«Mai avevamo udito nulla di così bello, estasiante, solenne e celestiale, che strappava lacrime a tutti». È questo il tono generale delle cronache del tempo, all’ascolto della musica di Henry Purcell, il più grande compositore inglese che la storia ricordi. Concerti un po’ ovunque in Italia ed Europa, nella celebrazione del suo anniversario. Nel Regno Unito naturalmente è grande festa: la Bbc l’ha promosso “compositore dell’anno” dedicandogli un ricchissimo sito, con gallerie fotografiche, registrazioni, video di spettacoli, interviste a esperti, pubblicazioni varie, tutto scaricabile.
La Purcell Society di Londra e la British Library ne stanno rievocando i fasti, seguite nell’intraprendenza da Canada, Giappone, California, Texas. Scarse e labili come alito sul vetro le sue tracce biografiche. Una vita di candela che s’impone per ampiezza e qualità compositiva: muore trentaseienne, alla vigilia della festa di Santa Cecilia, patrona dei musicisti, cui Purcell aveva dedicato molti lavori. Frenetiche occupazioni musicali, corse in lungo e in largo per Londra e dintorni, una produzione fluviale concentrata in soli quattordici anni. L’alternanza di tre sovrani di fede differente e di gusti opposti non lo favorisce. La corte inglese si rivela inadempiente, economicamente traballante. Rimborsi che non arrivano mai, promesse continuamente disattese, aumenti deliberati che tardano. Incessanti le richieste e le petizioni. Tutto inutile. Il funerale di Purcell è imponente, invano la vedova reclama la pensione. Solenne la cerimonia, come per un principe, ma il monumento sepolcrale lo paga un’allieva.
Il suo stile è un mélange ricco d’influenze, contaminazioni, scambi artistici, ma il rintocco è inconfondibile. Un flessuoso gusto melodico italiano, innestato su inequivocabili passi di danza francesi, avventuroso e audace come solo la Germania sa essere, però intimo raffinato appartato all’inglese. Anche fresco, esuberante, estroverso, languido. Lascivo (nei catches) e devoto (negli anthem).
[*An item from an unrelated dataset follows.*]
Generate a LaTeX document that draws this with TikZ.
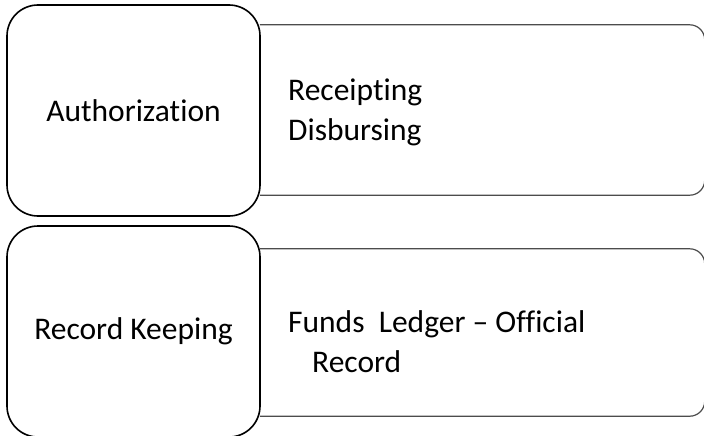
\documentclass[tikz,border=0pt]{standalone}
\usepackage{fontspec}
\setmainfont{Carlito}[Ligatures={TeX,NoCommon}]

\tikzset{heading/.style={draw, fill=white, line width=1.6pt, rounded corners=31pt, minimum width=253pt, minimum height=211pt, align=center, font=\fontsize{31.5}{40}\selectfont}}
\tikzset{panel/.style={minimum width=444.5pt, inner sep=0pt}}
\tikzset{outline/.style={draw=black!70, line width=1.2pt, rounded corners=15pt}}
\tikzset{detail/.style={align=left, inner sep=0pt, anchor=west, font=\fontsize{31.5}{40}\selectfont}}

\begin{document}
\begin{tikzpicture}[x=1pt, y=-1pt]
	\useasboundingbox (0,0) rectangle (704,436);

	\node[panel, minimum height=170pt] (auth-panel) at (482.25,110) {};
	\node[panel, minimum height=167pt] (record-panel) at (482.25,332.5) {};

	% right side only, the left edge is under the heading box
	\draw[outline] (auth-panel.south west) -- (auth-panel.south east) -- (auth-panel.north east) -- (auth-panel.north west);
	\draw[outline] (record-panel.south west) -- (record-panel.south east) -- (record-panel.north east) -- (record-panel.north west);

	\node[heading] (authorization) at (133.5,110.5) {Authorization};
	\node[heading] (record-keeping) at (133.5,331.5) {Record Keeping};

	\node[detail] (receipting) at (288,112) {Receipting\\Disbursing};
	\node[detail] (ledger) at (288,342) {Funds~~Ledger – Official\\\hspace*{24pt}Record};
\end{tikzpicture}
\end{document}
Nessuno meglio di Dinko Fabris può parlarcene. Docente di Conservatorio (Bari), professore universitario (in Basilicata e in Germania), un dottorato di ricerca conseguito sulle sponde del Tamigi, è il massimo conoscitore italiano di Purcell e autore dell’unica monografia disponibile nella nostra lingua (edizioni L’Epos). «La cultura musicale in Italia è un disastro», avverte subito. «Non compriamo libri che parlano di musica e non esiste nulla di paragonabile alla letteratura di divulgazione d’area anglosassone. Alcune nostre piccole case editrici ci stanno provando. Ma spesso ordinano: “niente esempi musicali, altrimenti i lettori italiani non comprano il libro».
Negli anni Sessanta Purcell era l’autore di “Dido and Aeneas”.
Cosa è cambiato nella ricezione? Errore. Purcell era solo l’autore del “Lamento di Didone”. La riscoperta della musica antica è iniziata in Italia soltanto negli anni Ottanta, vent’anni in ritardo. Sono stati i dischi ad alimentare questa passione. Devo ammettere che nei teatri e nelle sale da concerto Purcell si ascolta poco, casualmente.
Come si spiega il silenzio inglese lungo quattro secoli, fino a Britten? Nazione divisa dal mondo? Isola che non c’è?
La storia non segue una logica coerente. Purcell fu il meraviglioso risultato dell’incontro delle diverse culture continentali con una già solida tradizione britannica. Questa dimensione multiculturale sovranazionale lo favorì. In campo musicale, nel Settecento, l’Inghilterra era all’avanguardia. E l’Italia era una fucina di professionisti che invasero ogni angolo del pianeta. Si produce in natura quel che serve a una certa funzione. Nella città di Napoli, durante il Seicento, c’erano 500 chiese per 400.000 abitanti: migliaia di posti di lavoro per organisti, cantori, strumentisti, compositori.
Ha scritto che “la musica di Purcell sembra scoppiare nel suono”: può spiegare meglio? Oltre 860 numeri d’opera costituiscono una produzione impressionante per un compositore morto all’età di Mozart (che ne compose 626). Da questi due “ragazzi” sprizza un’enorme energia. È come se vi fosse la premonizione del poco tempo che restava. Il suono di Purcell esplode di forza comunicativa. Prepotente vitalità, un fuoco purissimo e potente. Pathos interiore, regalità, purezza, seduzione, grandezza d’animo, emergono da Purcell: quale filologia saprà recuperare quei valori? Atmosfere morali e umane perse per sempre? E poi seduzione timbrica, leggerezza cristallina, un’assoluta contemporaneità con l’oggetto.